Around 1830, after 159,830 years, the human population reached its first billion. Since then, however, our growth has been unprecedented. During the 20th century the world’s population nearly quadrupled, from 1.6 to 6.1 billion, and since 2000 we’ve added another half billion or so to planet Earth, bringing our numbers to around 6.63 billion. Currently, we add close to another 80 million people each year.
We might describe this sudden and vast increase in human numbers as “irrational exuberance.” After tens of thousands of years, we suddenly, in less than two centuries, have increased our numbers more than six-fold. As Russell Hopfenberg (among others) has noted, “Increases in the population of the human species, like increases in all other species, is a function of increases in food availability.” As Descartes could have noted, “I eat, therefore I am.”
This rapid growth in our population could only have occurred with a vast and rapid improvement in productivity in agriculture. In turn those productivity increases have come almost entirely from our use of fossil fuels, primarily petroleum. If you looked at graphs of population growth and crude oil production side by side over the last 200 years, you would see enough similarity to convince you that it is not coincidence.

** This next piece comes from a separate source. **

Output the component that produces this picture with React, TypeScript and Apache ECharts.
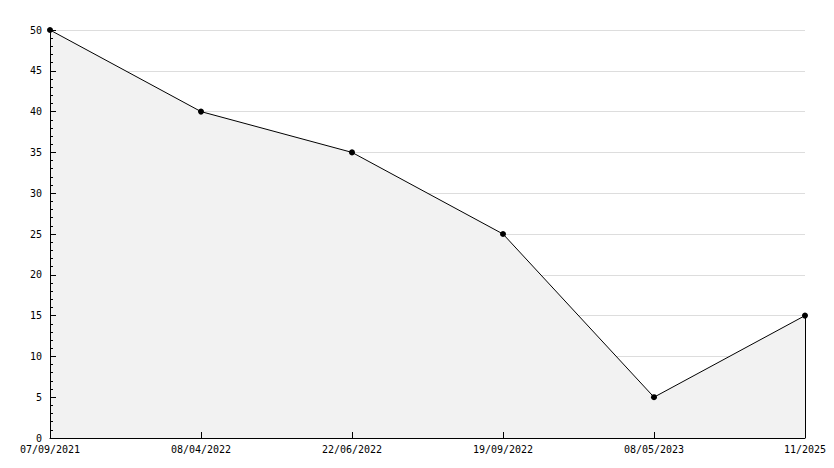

Our rapidly expanding numbers and use of fossil fuels have brought us to where we are today, and leave us wondering about the future. Even as we’ve substantially increased greenhouse gases in the atmosphere, including CO2 and CH4, we seem to have reached a broader threshold. Global warming; acidification of the oceans; overfishing; fresh water scarcity; accelerated species extinctions; disappearing wetlands, tropical forests, and other habitats; the growing possibility that we are at or close to a peak in world crude oil production–these may all be signs that humans have now reached or exceeded Earth’s carrying capacity for our species. As eminent ecologist Garrett Hardin warned us, “The universe may or may not be infinite, but prudence demands that we assume that the portion practically available to humankind is finite.” Iconoclastic economist Kenneth Boulding put it this way, “Anyone who believes that exponential growth can go on forever in a finite world is either a madman or an economist.” It may be time to see that our numbers, combined with our expanding affluence and constant need to consume more of everything, have become Earth’s real problem.